The board has since revised Policy 903 and deleted 922.

Kannan said Monday that "The board is glad that this issue is resolved by mutual agreement and we can now focus on the students of our district. The Pennsbury community is better for the actions we have taken."

Clarke had no comment on the settlement. Amuso, Toy-Dragoni and Gibson could not be reached for comment.

"Rules for public comment periods are meant to maintain time limits and protect each speaker's right to be heard, not police which viewpoints are expressed. Pennsbury's rules were so vague and subjective that the board could effectively shut down any speech they didn't like, and that's exactly what they did," said Del Kolde, senior attorney at the Institute for Free Speech.

Gura said other school boards should "take note."

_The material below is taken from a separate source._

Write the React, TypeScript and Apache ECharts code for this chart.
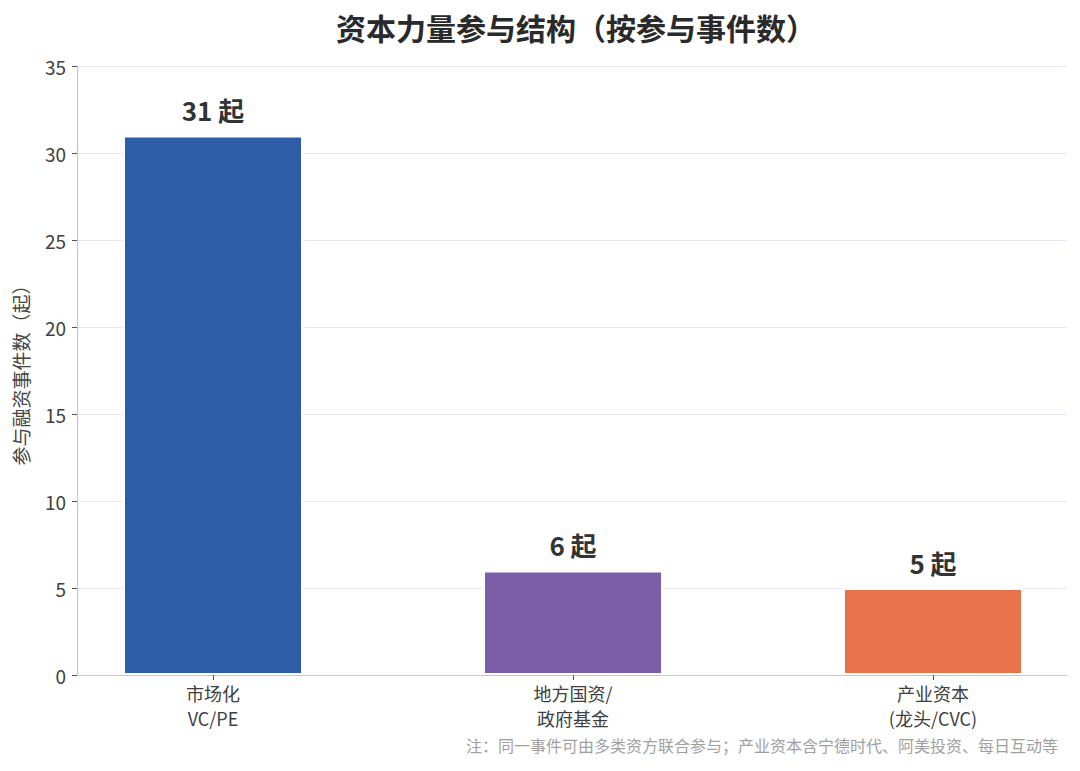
import React, { useEffect, useRef } from "react";
import * as echarts from "echarts";

const categories = ["市场化\nVC/PE", "地方国资/\n政府基金", "产业资本\n(龙头/CVC)"];
const values = [31, 6, 5];
const barColors = ["#2E5DA8", "#7B5EA7", "#E8734A"];
const yTicks = { min: 0, max: 35, interval: 5 };
const titleText = "资本力量参与结构（按参与事件数）";
const yAxisName = "参与融资事件数（起）";
const noteText = "注：同一事件可由多类资方联合参与；产业资本含宁德时代、阿美投资、每日互动等";
const unit = "起";

const FONT = "'Noto Sans CJK SC', 'Noto Sans', sans-serif";

export default function App() {
  const ref = useRef<HTMLDivElement>(null);
  useEffect(() => {
    if (!ref.current) return;
    const chart = echarts.init(ref.current, undefined, { renderer: "svg" });
    chart.setOption({
      animation: false,
      backgroundColor: "#ffffff",
      textStyle: { fontFamily: FONT },
      title: {
        text: titleText,
        left: 331,
        top: 7,
        textStyle: { fontSize: 30, fontWeight: "bold", color: "#2a2a2a", fontFamily: FONT },
      },
      graphic: [
        {
          type: "text",
          right: 22,
          top: 737,
          style: { text: noteText, fill: "#a0a0a0", fontSize: 16, fontFamily: FONT },
        },
      ],
      grid: [
        { left: 77, right: 13, top: 66, height: 609, containLabel: false, outerBoundsMode: "none" },
        { left: 33, right: -33, top: 66, height: 609, containLabel: false, outerBoundsMode: "none" },
      ],
      xAxis: [
        {
          type: "category",
          gridIndex: 0,
          data: categories,
          axisLine: { show: true, lineStyle: { color: "#c8c8c8", width: 1.2 } },
          axisTick: { show: false },
          axisLabel: { show: false },
          splitLine: { show: false },
        },
        {
          type: "category",
          gridIndex: 1,
          data: categories,
          axisLine: { show: false },
          axisTick: { show: true, alignWithLabel: true, length: 5, lineStyle: { color: "#555" } },
          axisLabel: {
            show: true,
            fontSize: 18,
            lineHeight: 25,
            color: "#404040",
            margin: 5,
            fontFamily: FONT,
          },
        },
      ],
      yAxis: [
        {
          type: "value",
          gridIndex: 0,
          min: yTicks.min,
          max: yTicks.max,
          interval: yTicks.interval,
          name: yAxisName,
          nameLocation: "middle",
          nameGap: 47,
          nameTextStyle: { fontSize: 19, color: "#444", fontFamily: FONT },
          axisLine: { show: true, lineStyle: { color: "#c8c8c8", width: 1.2 } },
          axisTick: { show: true, length: 5, lineStyle: { color: "#555" } },
          axisLabel: { fontSize: 19, color: "#404040", margin: 11, fontFamily: FONT },
          splitLine: { show: true, lineStyle: { color: "#e6e8ef", width: 1.2 } },
        },
        {
          type: "value",
          gridIndex: 1,
          min: yTicks.min,
          max: yTicks.max,
          interval: yTicks.interval,
          show: false,
          splitLine: { show: false },
        },
      ],
      series: [
        {
          type: "bar",
          xAxisIndex: 1,
          yAxisIndex: 1,
          barWidth: 180,
          data: values.map((v, i) => ({
            value: v,
            itemStyle: { color: barColors[i], borderColor: "#ffffff", borderWidth: 2 },
          })),
          label: {
            show: true,
            position: "top",
            distance: 13,
            formatter: (p: any) => `${p.value} ${unit}`,
            fontSize: 26,
            fontWeight: "bold",
            color: "#333333",
            fontFamily: FONT,
          },
        },
      ],
    });
    return () => chart.dispose();
  }, []);
  return (
    <div
      ref={ref}
      style={{ position: "absolute", left: 0, top: 0, width: 1080, height: 771 }}
    />
  );
}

"Rules for public comments must respect the First Amendment rights of speakers. If you are limiting which opinions may be shared, you’ll be held liable for violating First Amendment rights,” said Gura.

Daly declined to comment on the settlement until it had been signed by all parties.

In a statement on the Institute for Free Speech website, plaintiff Simon Campbell, a former Pennsbury School Board member, said: “This lawsuit serves as a valuable civics lesson for America’s public school students. Pennsbury’s censorship-promoting school board is not above the law. When government officials strive to silence the First Amendment rights of American citizens, those officials can be held liable in federal court.”

The Pennsylvania School Boards Association has taken note of the Pennsbury developments. “PSBA recognizes the importance of the right to freedom of speech, as do our members. We draft policy guides based on state and federal laws and regulations and the court decisions that interpret those laws and regulations. The association advises districts to work with their school solicitor to further develop and implement the policy based on their unique school community and district operations," said spokeswoman Mackenzie Arcuri.